*RECORDED INFORMATION*.

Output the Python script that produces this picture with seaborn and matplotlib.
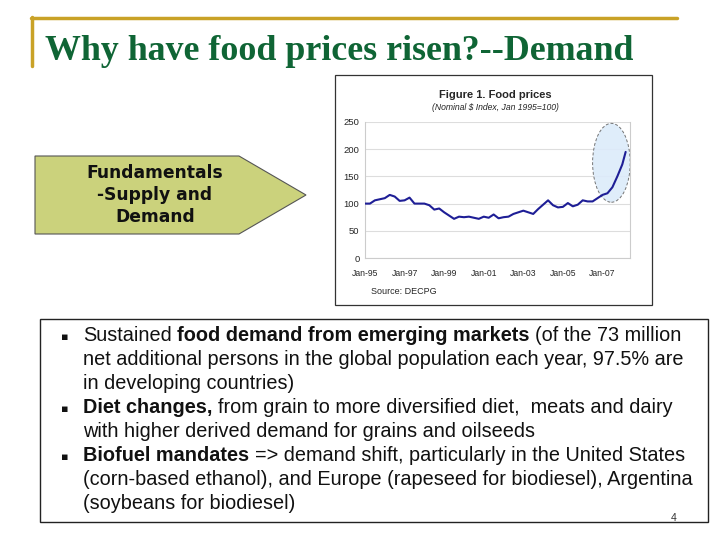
import numpy as np
import pandas as pd
import matplotlib
matplotlib.use("Agg")
import matplotlib.pyplot as plt
import seaborn as sns
from matplotlib.patches import Rectangle, Polygon, Ellipse
from matplotlib.lines import Line2D

# ---------------- data ----------------
years = [1995.00, 1995.25, 1995.50, 1995.75, 1996.00, 1996.25, 1996.50, 1996.75,
         1997.00, 1997.25, 1997.50, 1997.75, 1998.00, 1998.25, 1998.50, 1998.75,
         1999.00, 1999.25, 1999.50, 1999.75, 2000.00, 2000.25, 2000.50, 2000.75,
         2001.00, 2001.25, 2001.50, 2001.75, 2002.00, 2002.25, 2002.50, 2002.75,
         2003.00, 2003.25, 2003.50, 2003.75, 2004.00, 2004.25, 2004.50, 2004.75,
         2005.00, 2005.25, 2005.50, 2005.75, 2006.00, 2006.25, 2006.50, 2006.75,
         2007.00, 2007.25, 2007.50, 2007.75, 2008.00, 2008.17]
food_index = [100, 100, 106, 108, 110, 116, 113, 105,
              106, 111, 100, 100, 100, 97, 89, 91,
              84, 78, 72, 76, 75, 76, 74, 72,
              76, 74, 80, 73, 75, 76, 81, 84,
              87, 84, 81, 90, 98, 106, 97, 93,
              94, 101, 95, 98, 106, 104, 104, 110,
              116, 119, 130, 150, 172, 195]
x_tick_pos = [1995, 1997, 1999, 2001, 2003, 2005, 2007]
x_tick_labels = ["Jan-95", "Jan-97", "Jan-99", "Jan-01", "Jan-03", "Jan-05", "Jan-07"]
y_ticks = [0, 50, 100, 150, 200, 250]

title = "Why have food prices risen?--Demand"
arrow_text = "Fundamentals\n-Supply and\nDemand"
chart_title = "Figure 1. Food prices"
chart_sub = "(Nominal $ Index, Jan 1995=100)"
chart_source = "Source: DECPG"
bullet_lines = [
    (True, [("Sustained ", False), ("food demand from emerging markets", True), (" (of the 73 million", False)]),
    (False, [("net additional persons in the global population each year, 97.5% are", False)]),
    (False, [("in developing countries)", False)]),
    (True, [("Diet changes,", True), (" from grain to more diversified diet,  meats and dairy", False)]),
    (False, [("with higher derived demand for grains and oilseeds", False)]),
    (True, [("Biofuel mandates", True), (" => demand shift, particularly in the United States", False)]),
    (False, [("(corn-based ethanol), and Europe (rapeseed for biodiesel), Argentina", False)]),
    (False, [("(soybeans for biodiesel)", False)]),
]
page_number = "4"

# ---------------- figure ----------------
sns.set_style("white")
plt.rcParams["font.family"] = ["Liberation Sans", "DejaVu Sans"]
W, H = 720, 540
fig = plt.figure(figsize=(7.2, 5.4), dpi=100)
fig.patch.set_facecolor("white")

def fx(px):
    return px / W

def fy(py):
    return 1 - py / H

# gold header rule
gold = "#C9A227"
fig.add_artist(Line2D([fx(31), fx(677)], [fy(18), fy(18)], color=gold, lw=2.5))
fig.add_artist(Line2D([fx(32), fx(32)], [fy(17), fy(66)], color=gold, lw=2.5))

fig.text(fx(45), fy(60), title, fontsize=25.8, fontweight="bold",
         family=["Liberation Serif", "DejaVu Serif"], color="#0F6535", va="baseline", ha="left")

# pentagon arrow
pent = Polygon([[fx(35), fy(156)], [fx(239), fy(156)], [fx(306), fy(195)],
                [fx(239), fy(234)], [fx(35), fy(234)]], closed=True,
               facecolor="#CBD27C", edgecolor="#555555", lw=0.8, transform=fig.transFigure)
fig.add_artist(pent)
fig.text(fx(155), fy(195), arrow_text, fontsize=12.3, fontweight="bold",
         family=["DejaVu Sans"], ha="center", va="center", linespacing=1.25, color="#111111")

# chart frame
fig.add_artist(Rectangle((fx(335), fy(305)), fx(652) - fx(335), fy(75) - fy(305),
                         transform=fig.transFigure, facecolor="white", edgecolor="#333333", lw=0.9,
                         zorder=0.5))
fig.text(fx(495), fy(95), chart_title, fontsize=8, fontweight="bold", ha="center", va="center")
fig.text(fx(495), fy(108), chart_sub, fontsize=6.2, style="italic", ha="center", va="center")
fig.text(fx(371), fy(292), chart_source, fontsize=6.5, ha="left", va="center")

ax = fig.add_axes([fx(365), fy(258), fx(630) - fx(365), fy(122) - fy(258)])
ax.set_zorder(5)
df = pd.DataFrame({"year": years, "index": food_index})
ax.add_patch(Ellipse((2007.45, 175), 1.9, 145, facecolor="#DCEBFA", edgecolor="#666666",
                     lw=0.7, ls=(0, (3, 2)), zorder=1, clip_on=False, alpha=0.9))
sns.lineplot(data=df, x="year", y="index", ax=ax, color="#1E1E96", lw=1.5, zorder=3)
ax.set_xlim(1995, 2008.39)
ax.set_ylim(0, 250)
ax.set_yticks(y_ticks)
ax.set_yticklabels([str(v) for v in y_ticks], fontsize=6.8)
ax.set_xticks(x_tick_pos)
ax.set_xticklabels(x_tick_labels, fontsize=6.2)
ax.grid(axis="y", color="#DDDDDD", lw=0.8)
ax.set_axisbelow(True)
ax.set_xlabel("")
ax.set_ylabel("")
ax.spines["top"].set_visible(False)
for s in ["left", "right", "bottom"]:
    ax.spines[s].set_color("#CCCCCC")
    ax.spines[s].set_linewidth(0.8)
ax.tick_params(axis="x", length=3, color="#BBBBBB", pad=5)
ax.tick_params(axis="y", length=0, pad=4)
ax.set_facecolor("none")

# text box
fig.add_artist(Rectangle((fx(40), fy(522)), fx(708) - fx(40), fy(319) - fy(522),
                         transform=fig.transFigure, facecolor="white", edgecolor="#222222", lw=1.0,
                         zorder=0.5))

renderer = fig.canvas.get_renderer()
FS = 14.3

def width_px(s, bold):
    t = fig.text(0, 0, s, fontsize=FS, fontweight="bold" if bold else "normal")
    w = t.get_window_extent(renderer).width
    t.remove()
    return w

space_w = {b: width_px("a a", b) - width_px("aa", b) for b in (False, True)}

x0 = 83
for i, (has_bullet, runs) in enumerate(bullet_lines):
    yb = 341 + 24 * i
    if has_bullet:
        fig.text(fx(61), fy(yb - 1), "\u25aa", fontsize=8, family=["DejaVu Sans"],
                 va="baseline", ha="left", color="#111111")
    x = x0
    for s, b in runs:
        lead = len(s) - len(s.lstrip(" "))
        trail = len(s) - len(s.rstrip(" "))
        x += lead * space_w[b]
        core = s.strip(" ")
        fig.text(fx(x), fy(yb), core, fontsize=FS, fontweight="bold" if b else "normal",
                 va="baseline", ha="left", color="#111111")
        x += width_px(core, b) + trail * space_w[b]

fig.text(fx(674), fy(518), page_number, fontsize=7.5, ha="center", va="center", color="#333333")

fig.savefig("out.png", dpi=100)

*TASK REQUIREMENTS*.
Pictures excluded, repeat exactly the lines from the top of the material through the line with "from matplotlib.lines import Line2D", including both of those lines.

*OUTPUT OF THE TASK*.
Output the Python script that produces this picture with seaborn and matplotlib.
import numpy as np
import pandas as pd
import matplotlib
matplotlib.use("Agg")
import matplotlib.pyplot as plt
import seaborn as sns
from matplotlib.patches import Rectangle, Polygon, Ellipse
from matplotlib.lines import Line2D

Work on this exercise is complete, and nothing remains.